All’insegna dell’obbedienza cieca
Ritro­viamo tale men­ta­lità nell’educazione impar­tita dalla reli­gione musul­mana e, più esat­ta­mente, dalle scuole cora­ni­che infor­mali, dove la tra­smis­sione del sapere e la for­ma­zione dei ragazzi avven­gono all’insegna dell’obbedienza cieca, del timore e, per­sino, dello sfrut­ta­mento dei pic­coli, costretti a men­di­care nelle strade. Le fami­glie rele­gano i figli in tenera età (3–4 anni) a per­so­naggi che si qua­li­fi­cano quali mara­bouts, inse­gnanti di scuola cora­nica (magari senza averne le com­pe­tenze). Que­sti difen­dono la durezza del loro modello edu­ca­tivo insi­stendo sul fatto che non si acqui­si­sce la cono­scenza senza sacri­fi­cio e che ciò for­gia il carat­tere dei giovani.

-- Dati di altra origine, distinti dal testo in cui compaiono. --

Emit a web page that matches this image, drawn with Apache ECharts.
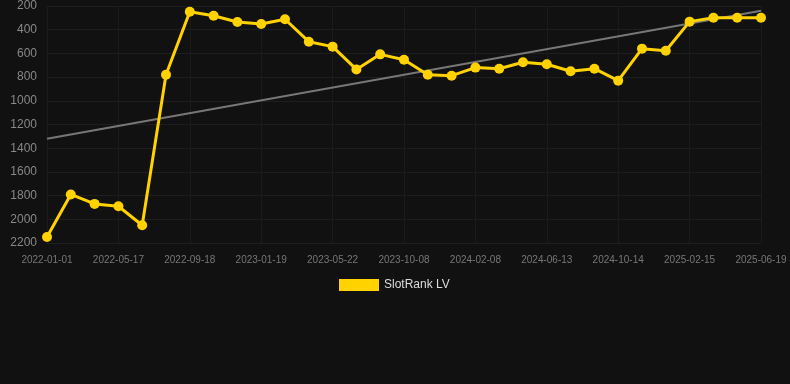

Certo, non tutte le scuole cora­ni­che si basano su tale modello, ma il feno­meno degli abusi nei con­fronti dei tali­bés (allievi) è dif­fu­sis­simo, nell’intera area sahelo-sahariana. A mezza voce, si sus­surra per­sino di vio­lenze ses­suali e cri­mini rituali. Alcuni mara­bouts fab­bri­che­reb­bero – con organi del corpo umano – dei feticci, richie­sti da una clien­tela acce­cata da una con­ce­zione distorta della religione.
Per il loro sta­tuto di bam­bini lon­tani dalle fami­glie e di stu­denti del Corano, i tali­bés si col­lo­cano in una situa­zione che li rende una “preda di prima scelta” agli occhi di una tale e aber­rante logica.
Tor­nando ora alle domande che ci siamo posti in aper­tura dell’articolo, circa le cause della fuga di un numero impres­sio­nante di minori non accom­pa­gnati dall’Africa. Anzi­ché insi­stere troppo su pro­ble­ma­ti­che politico-economiche, sug­ge­riamo di pun­tare il dito sulla rigi­dità di modelli edu­ca­tivi mar­cati dalla sof­fe­renza e sull’anacronismo di deter­mi­nate regole socie­tali, fon­date sull’assoggettamento dei gio­vani agli adulti. Per sot­trarsi a tale qua­dro sof­fo­cante, la via dell’esilio appare a taluni come la sola scap­pa­toia pos­si­bile, a dispetto dei pro­blemi da supe­rare e delle inco­gnite della migrazione.
D’altronde, l’abitudine al sacri­fi­cio sem­bra pre­di­sporre i ragazzi, memori dell’esodo dei loro avi, a sor­mon­tare qual­siasi osta­colo. Come con­dan­narli, sapendo cosa lasciano?